---------- Source data

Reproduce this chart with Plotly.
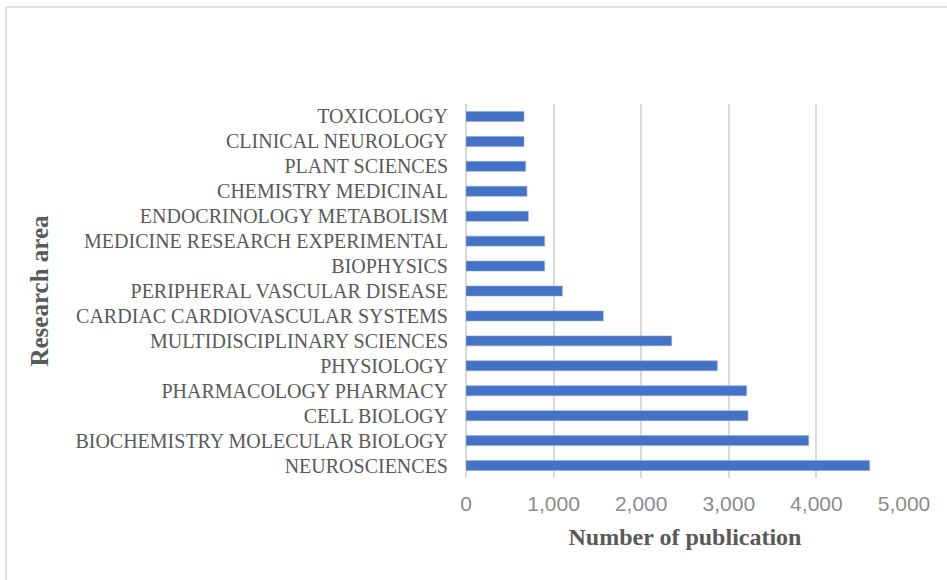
import plotly.graph_objects as go

categories = [
    "NEUROSCIENCES",
    "BIOCHEMISTRY MOLECULAR BIOLOGY",
    "CELL BIOLOGY",
    "PHARMACOLOGY PHARMACY",
    "PHYSIOLOGY",
    "MULTIDISCIPLINARY SCIENCES",
    "CARDIAC CARDIOVASCULAR SYSTEMS",
    "PERIPHERAL VASCULAR DISEASE",
    "BIOPHYSICS",
    "MEDICINE RESEARCH EXPERIMENTAL",
    "ENDOCRINOLOGY METABOLISM",
    "CHEMISTRY MEDICINAL",
    "PLANT SCIENCES",
    "CLINICAL NEUROLOGY",
    "TOXICOLOGY",
]
publications = [4608, 3912, 3219, 3204, 2869, 2348, 1567, 1100, 898, 898, 711, 696, 681, 662, 662]
x_tickvals = [0, 1000, 2000, 3000, 4000, 5000]
x_ticktext = ["0", "1,000", "2,000", "3,000", "4,000", "5,000"]

fig = go.Figure(
    go.Bar(
        x=publications,
        y=categories,
        orientation="h",
        marker=dict(color="#4472C4", line=dict(color="#8FAADC", width=0.6)),
    )
)

fig.update_layout(
    width=947,
    height=580,
    margin=dict(l=466, r=43, t=104, b=102),
    paper_bgcolor="white",
    plot_bgcolor="white",
    bargap=0.6,
    showlegend=False,
    xaxis=dict(
        range=[0, 5000],
        tickvals=x_tickvals,
        ticktext=x_ticktext,
        showgrid=True,
        gridcolor="#D9D9D9",
        gridwidth=1.5,
        zeroline=True,
        zerolinecolor="#D9D9D9",
        zerolinewidth=1.5,
        tickfont=dict(family="Liberation Sans", size=21, color="#8C8C8C"),
        ticklabelstandoff=11,
        title=dict(
            text="Number of publication",
            font=dict(family="Liberation Serif", size=24, color="#595959", weight="bold"),
            standoff=14,
        ),
    ),
    yaxis=dict(
        showgrid=False,
        tickfont=dict(family="Liberation Serif", size=20, color="#595959"),
        ticklabelstandoff=17,
        title=dict(
            text="Research area",
            font=dict(family="Liberation Serif", size=25, color="#595959", weight="bold"),
            standoff=19,
        ),
    ),
    shapes=[
        dict(
            type="rect",
            xref="paper",
            yref="paper",
            x0=(6 - 466) / 438,
            x1=1.2,
            y0=-0.35,
            y1=(478 - 7) / 374,
            line=dict(color="#D9D9D9", width=1.5),
            fillcolor="rgba(0,0,0,0)",
            layer="below",
        )
    ],
)

fig.write_html(
    "out.html",
    config={"displayModeBar": False},
    post_script="document.body.style.margin='0';",
)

--------------------

Take the listing and print it again exactly, but without any pictures.

Reproduce this chart with Plotly.
import plotly.graph_objects as go

categories = [
    "NEUROSCIENCES",
    "BIOCHEMISTRY MOLECULAR BIOLOGY",
    "CELL BIOLOGY",
    "PHARMACOLOGY PHARMACY",
    "PHYSIOLOGY",
    "MULTIDISCIPLINARY SCIENCES",
    "CARDIAC CARDIOVASCULAR SYSTEMS",
    "PERIPHERAL VASCULAR DISEASE",
    "BIOPHYSICS",
    "MEDICINE RESEARCH EXPERIMENTAL",
    "ENDOCRINOLOGY METABOLISM",
    "CHEMISTRY MEDICINAL",
    "PLANT SCIENCES",
    "CLINICAL NEUROLOGY",
    "TOXICOLOGY",
]
publications = [4608, 3912, 3219, 3204, 2869, 2348, 1567, 1100, 898, 898, 711, 696, 681, 662, 662]
x_tickvals = [0, 1000, 2000, 3000, 4000, 5000]
x_ticktext = ["0", "1,000", "2,000", "3,000", "4,000", "5,000"]

fig = go.Figure(
    go.Bar(
        x=publications,
        y=categories,
        orientation="h",
        marker=dict(color="#4472C4", line=dict(color="#8FAADC", width=0.6)),
    )
)

fig.update_layout(
    width=947,
    height=580,
    margin=dict(l=466, r=43, t=104, b=102),
    paper_bgcolor="white",
    plot_bgcolor="white",
    bargap=0.6,
    showlegend=False,
    xaxis=dict(
        range=[0, 5000],
        tickvals=x_tickvals,
        ticktext=x_ticktext,
        showgrid=True,
        gridcolor="#D9D9D9",
        gridwidth=1.5,
        zeroline=True,
        zerolinecolor="#D9D9D9",
        zerolinewidth=1.5,
        tickfont=dict(family="Liberation Sans", size=21, color="#8C8C8C"),
        ticklabelstandoff=11,
        title=dict(
            text="Number of publication",
            font=dict(family="Liberation Serif", size=24, color="#595959", weight="bold"),
            standoff=14,
        ),
    ),
    yaxis=dict(
        showgrid=False,
        tickfont=dict(family="Liberation Serif", size=20, color="#595959"),
        ticklabelstandoff=17,
        title=dict(
            text="Research area",
            font=dict(family="Liberation Serif", size=25, color="#595959", weight="bold"),
            standoff=19,
        ),
    ),
    shapes=[
        dict(
            type="rect",
            xref="paper",
            yref="paper",
            x0=(6 - 466) / 438,
            x1=1.2,
            y0=-0.35,
            y1=(478 - 7) / 374,
            line=dict(color="#D9D9D9", width=1.5),
            fillcolor="rgba(0,0,0,0)",
            layer="below",
        )
    ],
)

fig.write_html(
    "out.html",
    config={"displayModeBar": False},
    post_script="document.body.style.margin='0';",
)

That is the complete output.